Renal failure, they said. Curtains for me too. Wake up, you bastard. I didn’t agree to this suicide pact. We didn’t talk about it. You broke the rules. Get him off me, the son-of-a-bitch. Amputate before gangrene sets in. Can it be done? In the ‘fifties one twin carried his dead brother for five days and then died in agony. Not me, pal. I’m going under the knife.
They hook Rick up to a specially modified machine in Intensive Care and I lie beside him fuming. They give me something for shock. I wake to find doctors and surgeons congregating from all parts of the city and beyond to see this perfect specimen of Dicephales Tetrabrachius Dipus, and to decide who will have the honour of doing the surgery. A freak show for Consultants who gather in excited huddles and talk of state of the art techniques. There is no downside risk. Who would sue? Reputations can be made. I think of that time in a carnival side-show when a woman prodded us and said we were a fraud, just tied together with string. Oddly, I felt upset. We were genuine, the real thing. Now it’s all coming to an end. After half a life-time. Rick is still breathing with the help of a ventilator, so we have to wait.
A surgical team is selected and remain on stand-by, cancelling all further work until further notice. Almost brain-dead, Rick is slipping fast. They can start the surgery soon. The half life will soon be over. Or was it a double life? An even number anyway, despite the oddness. To my amazement I begin to feel grief. And a sad irony. Rick was the one who wanted independence, yet I am to be the beneficiary, the victor. There’s something wrong. I need time to think.

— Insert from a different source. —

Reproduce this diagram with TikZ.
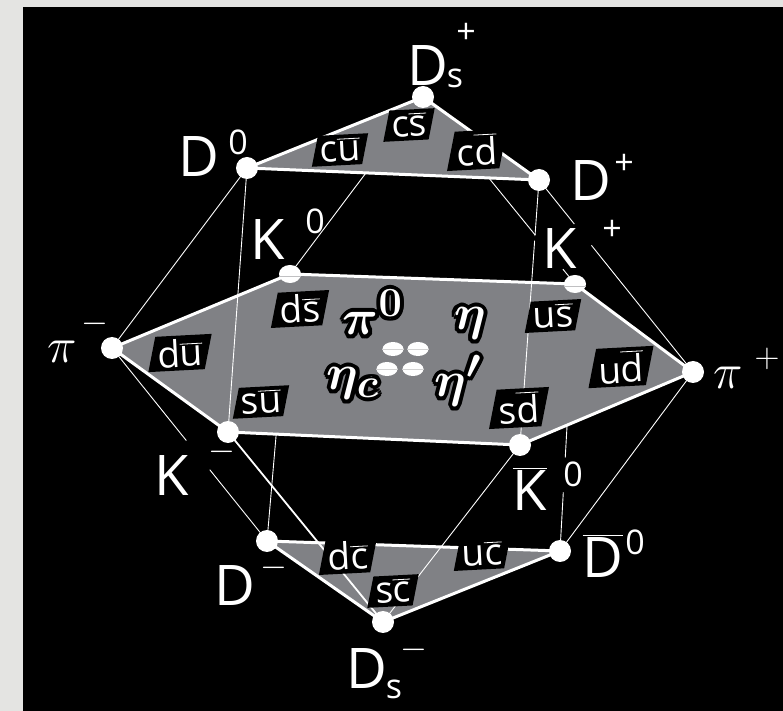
\documentclass[tikz,border=0pt]{standalone}
\usepackage{fontspec}
\setmainfont{Open Sans}
\usepackage{xcolor}
\usepackage{tikz}
\usetikzlibrary{calc,shapes.geometric,positioning}
\definecolor{cFace}{RGB}{128,129,133}
\definecolor{cPaper}{RGB}{228,228,226}
\tikzset{
  face/.style={fill=cFace, draw=white, line width=1.5pt, line join=round},
  wire/.style={draw=white, line width=0.45pt},
  wirek/.style={draw=white, line width=0.9pt},
  knock/.style={draw=black, line width=3.5pt},
  dot/.style={circle, fill=white, inner sep=0pt, minimum size=11pt},
  halfdot/.style={ellipse, fill=white, inner sep=0pt, minimum width=11pt, minimum height=9pt},
  qdot/.style={ellipse, fill=white, inner sep=0pt, minimum width=10.5pt, minimum height=7pt},
  qbox/.style={trapezium, trapezium left angle=76, trapezium right angle=104,
               fill=black, text=white, inner xsep=0.6pt, inner ysep=1.6pt, rotate=3,
               font=\fontsize{18.5}{18.5}\selectfont},
  plbl/.style={text=white, inner sep=0pt, font=\fontsize{28}{28}\selectfont},
  psup/.style={text=white, inner sep=0pt, font=\fontsize{17}{17}\selectfont},
  pilbl/.style={text=white, inner sep=0pt, font=\fontsize{27}{27}\selectfont},
  greek/.style={text=white, inner sep=0pt, anchor=base, font=\fontsize{32}{32}\selectfont\boldmath},
}
\newcommand{\qpair}[2]{#1$\overline{\mbox{#2}}$}
\newcommand{\halo}[3]{%
  \foreach \ang in {0,30,...,330}
    \node[greek, text=black] at ($(#2)+(\ang:2pt)$) {#3};
  \node[greek] (#1) at (#2) {#3};}

\begin{document}
\begin{tikzpicture}[x=0.5pt,y=-0.5pt]
  \useasboundingbox (0,0) rectangle (783,711);
  \fill[cPaper] (0,0) rectangle (783,711);
  \fill[black] (23,7) rectangle (783,711);
  % corners of the weight diagram
  \coordinate (Dsp) at (423,97);
  \coordinate (Dz)  at (247,168);
  \coordinate (Dp)  at (539,180);
  \coordinate (Kz)  at (290,274);
  \coordinate (Kp)  at (575,284);
  \coordinate (pim) at (112,348);
  \coordinate (pip) at (693,372);
  \coordinate (Km)  at (228,432);
  \coordinate (Kzb) at (520,445);
  \coordinate (Dm)  at (267,541);
  \coordinate (Dzb) at (560,551);
  \coordinate (Dsm) at (383,622);
  % edges behind the planes
  \draw[wire] (Dsp) -- (Kz) (Dsp) -- (Kp) (Kz) -- (Dm) (Kp) -- (Dzb);
  \draw[wire] (pim) -- (Dz) (pim) -- (Dm) (pip) -- (Dp) (pip) -- (Dzb);
  % the three planes
  \filldraw[face] (Dz) -- (Dsp) -- (Dp) -- cycle;
  \filldraw[face] (pim) -- (Kz) -- (Kp) -- (pip) -- (Kzb) -- (Km) -- cycle;
  \filldraw[face] (Dm) -- (Dzb) -- (Dsm) -- cycle;
  % edges in front
  \draw[wire] (Dz) -- (Km) (Dp) -- (Kzb) (Kzb) -- (Dsm);
  \draw[wirek] (Km) -- (Dsm);
  % gaps where lines pass behind labels
  \draw[knock, line width=4pt] ($(Dsp)!0.74!(Kp)$) -- ($(Dsp)!0.92!(Kp)$);
  \draw[knock] ($(Dp)!0.23!(pip)$) -- ($(Dp)!0.34!(pip)$);
  \draw[knock] ($(pim)!0.48!(Dm)$) -- ($(pim)!0.63!(Dm)$);
  \draw[knock] ($(Dzb)!0.22!(Kp)$) -- ($(Dzb)!0.35!(Kp)$);
  % quark content
  \node[qbox] (qcu) at (340,150) {\qpair{c}{u}};
  \node[qbox] (qcs) at (409,125) {\qpair{c}{s}};
  \node[qbox] (qcd) at (477,150) {\qpair{c}{d}};
  \node[qbox] (qds) at (300,309) {\qpair{d}{s}};
  \node[qbox] (qdu) at (180,353) {\qpair{d}{u}};
  \node[qbox] (qsu) at (261,402) {\qpair{s}{u}};
  \node[qbox] (qus) at (553,316) {\qpair{u}{s}};
  \node[qbox] (qud) at (621,367) {\qpair{u}{d}};
  \node[qbox] (qsd) at (519,408) {\qpair{s}{d}};
  \node[qbox] (qdc) at (348,556) {\qpair{d}{c}};
  \node[qbox] (quc) at (482,554) {\qpair{u}{c}};
  \node[qbox] (qsc) at (393,591) {\qpair{s}{c}};
  % dots
  \foreach \v in {Dsp,Dz,Dp,pim,pip,Km,Kzb,Dm,Dzb,Dsm}
    \node[dot] (d\v) at (\v) {};
  \foreach \v in {Kz,Kp} {
    \node[halfdot] (d\v) at (\v) {};
    \draw[cFace!50!white, line width=0.4pt] ([yshift=-1.2pt]d\v.west) -- ([yshift=-1.2pt]d\v.east);
  }
  \foreach \n/\p in {q1/{393,349},q2/{418,349},q3/{387,369},q4/{413,369}} {
    \node[qdot] (\n) at (\p) {};
    \draw[gray!35, line width=0.4pt] (\n.west) -- (\n.east);
  }
  % centre labels
  \halo{gpi}{373,335}{$\pi^0$}
  \halo{geta}{470,330}{$\eta$}
  \halo{getac}{353,390}{$\eta_c$}
  \halo{getap}{458,397}{$\eta'$}
  % particle labels
  \node[plbl] (lDsp) at (428,66) {D};
  \node[psup] (lDsp-s) at (455,78) {s};
  \node[psup] (lDsp-c) at (466,33) {+};
  \node[plbl] (lDz) at (199,157) {D};
  \node[psup] (lDz-c) at (238,142) {0};
  \node[plbl] (lDp) at (591,181) {D};
  \node[psup] (lDp-c) at (624,164) {+};
  \node[plbl] (lKz) at (268,240) {K};
  \node[psup] (lKz-c) at (315,221) {0};
  \node[plbl] (lKp) at (560,249) {K};
  \node[psup] (lKp-c) at (612,230) {+};
  \node[pilbl] (lpim) at (62,352) {$\pi$};
  \node[psup] (lpim-c) at (95,324) {$-$};
  \node[pilbl] (lpip) at (728,378) {$\pi$};
  \node[psup] (lpip-c) at (767,359) {$+$};
  \node[plbl] (lKm) at (172,476) {K};
  \node[psup] (lKm-c) at (222,452) {$-$};
  \node[plbl] (lKzb) at (530,489) {$\overline{\mbox{K}}$};
  \node[psup] (lKzb-c) at (573,474) {0};
  \node[plbl] (lDm) at (235,586) {D};
  \node[psup] (lDm-c) at (274,568) {$-$};
  \node[plbl] (lDzb) at (603,556) {$\overline{\mbox{D}}$};
  \node[psup] (lDzb-c) at (635,542) {0};
  \node[plbl] (lDsm) at (367,669) {D};
  \node[psup] (lDsm-s) at (394,689) {s};
  \node[psup] (lDsm-c) at (414,650) {$-$};
\end{tikzpicture}
\end{document}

“There’s no time,” the chief surgeon says. “We have to proceed immediately.”
We were our own universe, my brother and I. A lonely vista opens up before me, a void on my left side, phantom pain. There was nothing we could do separately we couldn’t do better inside that universe. So I hesitate....And then I sense Rick’s will as if he were speaking, “Take your chance. Please, for me...Brother...friend in blood....” His thoughts flow into me before they pronounce him dead.
“Now,” the surgeon says. “Everything is ready. You must decide quickly.”
There is no choice after all. For that you need at least two possibilities. We were but one, a single locus around which we formed each other. Maybe one soul after all, forged by time and conjoined tissue. There is no individual death; the world dies each time. I place my arm around Rick. And wait. Oh, my brother.
And that is how we wake together in our own bed, the alarm-clock beating a tattoo on the night table.
“Oh, Christ, my head,” he moans.
“It’s just a hang-over.” I pat his forehead. The last time he was drunk I’d had bad dreams too. It’s good to be back to normal again. I hope Margaret doesn’t step in anything to-day.